- Born: 5 November 1924 Calcutta, British India
- Died: 18 April 2019 (aged 94)
- Education: University of Calcutta; Pembroke College, Oxford; St Antony's College;
- Occupations: Playwright and novelist
- Partner: David Cook (1963-2015)

= John Bowen (British author) =

British playwright and novelist (1924–2019)

John Griffith Bowen (5 November 1924 – 18 April 2019) was a British playwright and novelist.

==Early life==
John Bowen was born in Calcutta, India, to Ethel (née Cook) and Hugh Bowen; his father was the manager of the Shalimar Print Works in Gobariah. John Bowen's grandfather was an Inspector of Police in Calcutta. At the age of five and a half, he was placed on a boat in Bombay and sent back to Britain where he was brought up by his uncle Donald and aunt Dolly in Whitehaven. Bowen was sent to board at Queen Elizabeth's Grammar School, Crediton in Devon, where he developed an interest in literature and drama.

In 1939, his mother returned to England with her three younger children, Patricia (b. 1926) and twins Daphne and David (b. 1930), and rented a house near Crediton. In 1940, having read about the bombing of Britain in The Times of India, Bowen's father sent a cable to his wife saying "Bring the children out", though no bombs had fallen in or near Crediton. The whole family returned to India, where Bowen spent an unhappy year living in the YMCA in Calcutta and working in a semi-clerical job. Eventually he told his father that when the war was over, he wanted to go to university at either Oxford or Cambridge, and that he had better acquire some sort of qualification.
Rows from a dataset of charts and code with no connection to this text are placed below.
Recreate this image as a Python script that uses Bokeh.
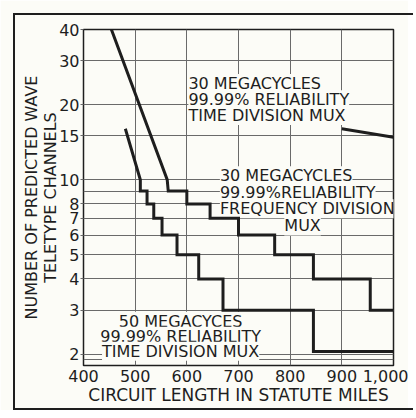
from bokeh.plotting import figure
from bokeh.models import FixedTicker, Label, Range1d, InlineStyleSheet
from bokeh.embed import file_html
from bokeh.resources import INLINE

# ---- data ----
x_ticks = [400, 500, 600, 700, 800, 900, 1000]
x_tick_labels = ["400", "500", "600", "700", "800", "900", "1,000"]
y_ticks = [2, 3, 4, 5, 6, 7, 8, 10, 15, 20, 30, 40]
y_grid = [1.9, 2, 3, 4, 5, 6, 7, 8, 9, 10, 15, 20, 30]

# 30 megacycles, 99.99% reliability, frequency division mux
fdm30_x = [454, 562, 564, 600, 600, 645, 645, 700, 700, 770, 770, 845, 845, 955, 955, 1000]
fdm30_y = [40, 10, 9, 9, 8, 8, 7, 7, 6, 6, 5, 5, 4, 4, 3, 3]
# 50 megacycles, 99.99% reliability, time division mux
tdm50_x = [481, 510, 510, 523, 523, 536, 536, 552, 552, 581, 581, 623, 623, 670, 670, 845, 845, 1000]
tdm50_y = [16, 10, 9, 9, 8, 8, 7, 7, 6, 6, 5, 5, 4, 4, 3, 3, 2.05, 2.05]
# 30 megacycles, 99.99% reliability, time division mux
tdm30_x = [900, 1000]
tdm30_y = [16, 14.8]

BG = "#fcfcf7"
INK = "#1e1e1e"
GRID = "#6a6a6a"
FONT = "DejaVu Sans"

box_css = InlineStyleSheet(css="""
:host::after {
  content: "";
  position: absolute;
  left: 13px; top: 13px; width: 400px; height: 397px;
  border-left: 2.5px solid #1e1e1e;
  border-top: 2.5px solid #1e1e1e;
  border-bottom: 2.5px solid #1e1e1e;
  pointer-events: none;
  box-sizing: border-box;
}
""")

p = figure(width=408, height=410, x_range=Range1d(400, 1000), y_range=Range1d(1.8, 40),
           y_axis_type="log", output_backend="svg", toolbar_location=None,
           min_border_left=83, min_border_right=15, min_border_top=29, min_border_bottom=45,
           background_fill_color=BG, border_fill_color=BG, stylesheets=[box_css])
p.outline_line_color = INK
p.outline_line_width = 1.5

# axes
p.xaxis.ticker = FixedTicker(ticks=x_ticks)
p.xaxis.major_label_overrides = {t: l for t, l in zip(x_ticks, x_tick_labels)}
p.yaxis.ticker = FixedTicker(ticks=y_ticks)
p.yaxis.major_label_overrides = {t: str(t) for t in y_ticks}
for ax in (p.xaxis, p.yaxis):
    ax.axis_line_color = None
    ax.minor_tick_line_color = None
    ax.major_tick_in = 0
    ax.major_label_text_font = FONT
    ax.major_label_text_font_size = "16px"
    ax.major_label_text_color = INK
    ax.axis_label_text_font = FONT
    ax.axis_label_text_font_style = "normal"
    ax.axis_label_text_color = INK
p.xaxis.major_tick_out = 0
p.xaxis.major_label_standoff = 4
p.xaxis.axis_label = "CIRCUIT LENGTH IN STATUTE MILES"
p.xaxis.axis_label_text_font_size = "17px"
p.xaxis.axis_label_standoff = 0
p.yaxis.major_tick_out = 3
p.yaxis.major_tick_line_color = GRID
p.yaxis.major_label_standoff = 1
p.yaxis.axis_label = "NUMBER OF PREDICTED WAVE\nTELETYPE CHANNELS"
p.yaxis.axis_label_text_font_size = "16px"
p.yaxis.axis_label_text_line_height = 1.0
p.yaxis.axis_label_standoff = -4

# grid
p.xgrid.ticker = FixedTicker(ticks=x_ticks[1:-1])
p.ygrid.ticker = FixedTicker(ticks=y_grid)
for g in (p.xgrid, p.ygrid):
    g.grid_line_color = GRID
    g.grid_line_width = 1

# curves
for xs, ys in ((fdm30_x, fdm30_y), (tdm50_x, tdm50_y), (tdm30_x, tdm30_y)):
    p.line(xs, ys, line_color=INK, line_width=3, line_join="miter")

# annotations
def lab(x, y, text, align="left"):
    p.add_layout(Label(x=x, y=y, text=text, text_align=align, text_baseline="middle",
                       text_font=FONT, text_font_size="16px", text_color=INK,
                       background_fill_color=BG, level="underlay"))

lab(603, 24.3, "30 MEGACYCLES")
lab(603, 20.9, "99.99% RELIABILITY")
lab(603, 18.07, "TIME DIVISION MUX")

lab(664, 10.37, "30 MEGACYCLES")
lab(664, 8.86, "99.99%RELIABILITY")
lab(664, 7.64, "FREQUENCY DIVISION")
lab(824, 6.53, "MUX", "center")

lab(588, 2.71, "50 MEGACYCES", "center")
lab(588, 2.36, "99.99% RELIABILITY", "center")
lab(588, 2.055, "TIME DIVISION MUX", "center")

open("out.html", "w").write(file_html(p, INLINE))
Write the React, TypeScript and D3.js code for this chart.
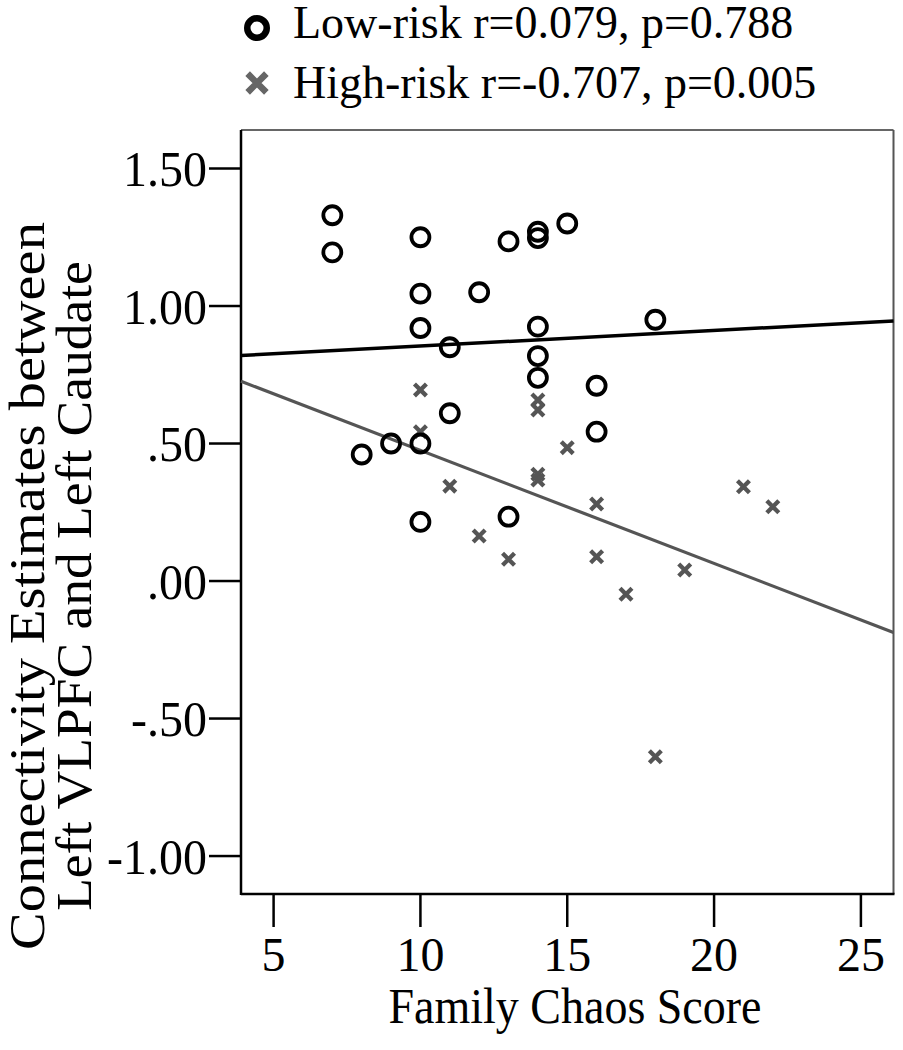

So, in 1941 he left his job and went to study at the Jesuit-run North Point College in Darjeeling, where he was awarded the Intermediate Arts degree of the University of Calcutta.

At the age of 18, much to his chagrin, he was drafted into the army, and during the latter part of World War II, served as a captain in the Mahratta Light Infantry until 1947, serving as a Railway Transport Officer in transhipment stations in Bengal.

In 1948, he returned to Britain to study at the University of Oxford (at Pembroke College and St Antony's College), where he gained an MA in modern history, and edited the university magazine, Isis. After graduating, Bowen won a Fulbright Scholarship and spent a year teaching and hitch-hiking through the USA.

==Writing career==
===Advertising and early theatre work===

Bowen returned to Britain in 1953, moved to London and spent three years as an assistant editor on The Sketch magazine. He then turned to advertising, and while working at J. Walter Thompson (1956–58), he was part of the team that launched the successful marketing campaign for Rowntree's "Have a break, have a Kit-Kat", which is still used to advertise the product. It was during this period that he wrote his first three novels, two of which were published by Faber & Faber: The Truth Will Not Help Us (1956) is about a political witch-hunt; After the Rain (1958, later adapted for the stage) is set in the future and following a group of people attempting to survive a flood; and The Centre of the Green (1959) focuses on a family torn apart by their son's marital infidelity. After the Rain was performed at the Duchess Theatre in London and the John Golden Theatre on Broadway in 1967, starring Alec McCowen in the lead role.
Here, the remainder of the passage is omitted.